--- start DATASET ---
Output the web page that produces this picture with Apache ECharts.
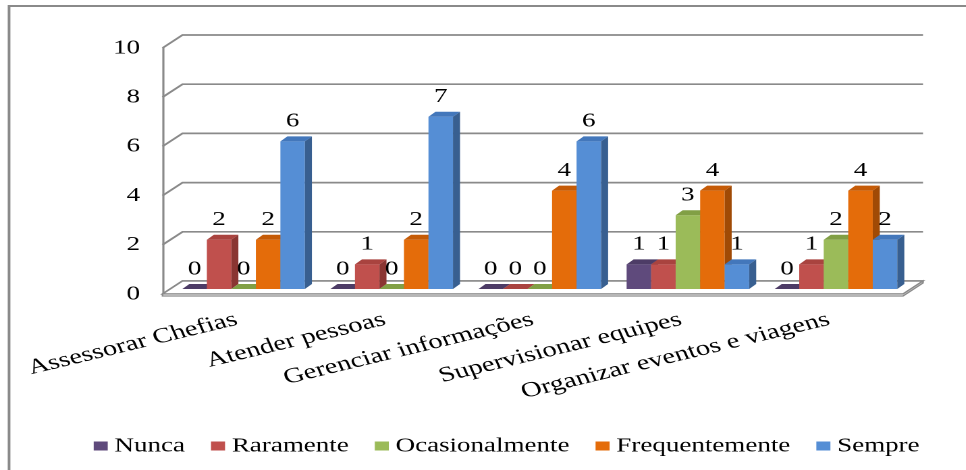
--- end DATASET ---
--- start DATASET ---
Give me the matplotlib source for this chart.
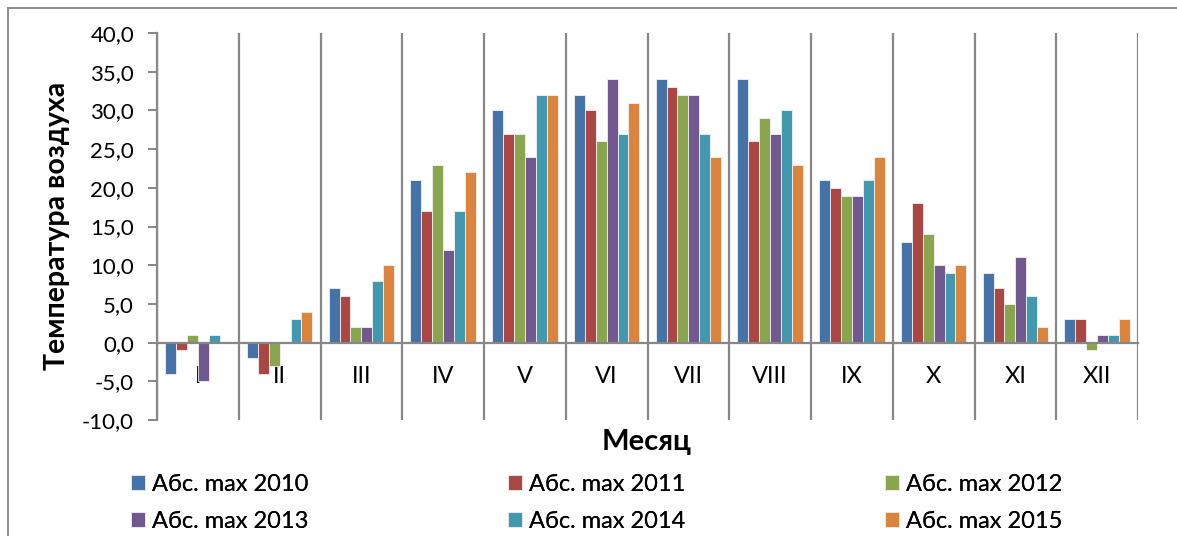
--- end DATASET ---
--- start DATASET ---
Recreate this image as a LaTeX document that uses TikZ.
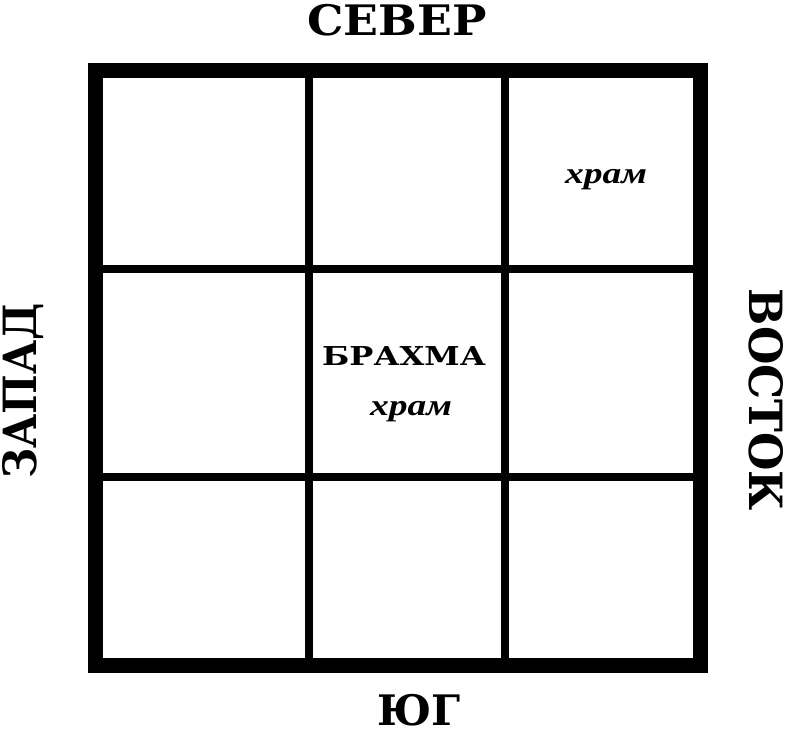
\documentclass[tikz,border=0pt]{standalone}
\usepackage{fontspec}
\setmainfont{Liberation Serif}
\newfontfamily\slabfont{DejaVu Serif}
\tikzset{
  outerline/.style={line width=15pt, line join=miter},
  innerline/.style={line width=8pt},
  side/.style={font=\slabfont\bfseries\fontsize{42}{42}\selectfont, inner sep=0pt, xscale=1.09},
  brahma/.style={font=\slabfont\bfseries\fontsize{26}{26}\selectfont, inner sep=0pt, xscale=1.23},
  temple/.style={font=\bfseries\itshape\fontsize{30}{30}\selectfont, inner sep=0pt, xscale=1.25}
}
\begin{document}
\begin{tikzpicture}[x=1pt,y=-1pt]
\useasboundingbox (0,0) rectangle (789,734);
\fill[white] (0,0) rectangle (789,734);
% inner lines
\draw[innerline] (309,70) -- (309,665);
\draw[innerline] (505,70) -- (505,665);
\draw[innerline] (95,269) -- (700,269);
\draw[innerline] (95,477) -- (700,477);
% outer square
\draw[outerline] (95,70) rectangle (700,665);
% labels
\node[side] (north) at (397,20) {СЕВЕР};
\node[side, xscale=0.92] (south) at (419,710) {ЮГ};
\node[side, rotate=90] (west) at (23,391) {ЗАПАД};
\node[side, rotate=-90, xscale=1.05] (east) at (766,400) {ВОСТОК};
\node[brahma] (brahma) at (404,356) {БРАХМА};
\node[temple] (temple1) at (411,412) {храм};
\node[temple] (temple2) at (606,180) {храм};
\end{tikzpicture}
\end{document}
--- end DATASET ---
• _TASK BRIEF_:
Reply with nothing but the number of lines that contain the word "this".

• _THE COMPLETED TASK_:
3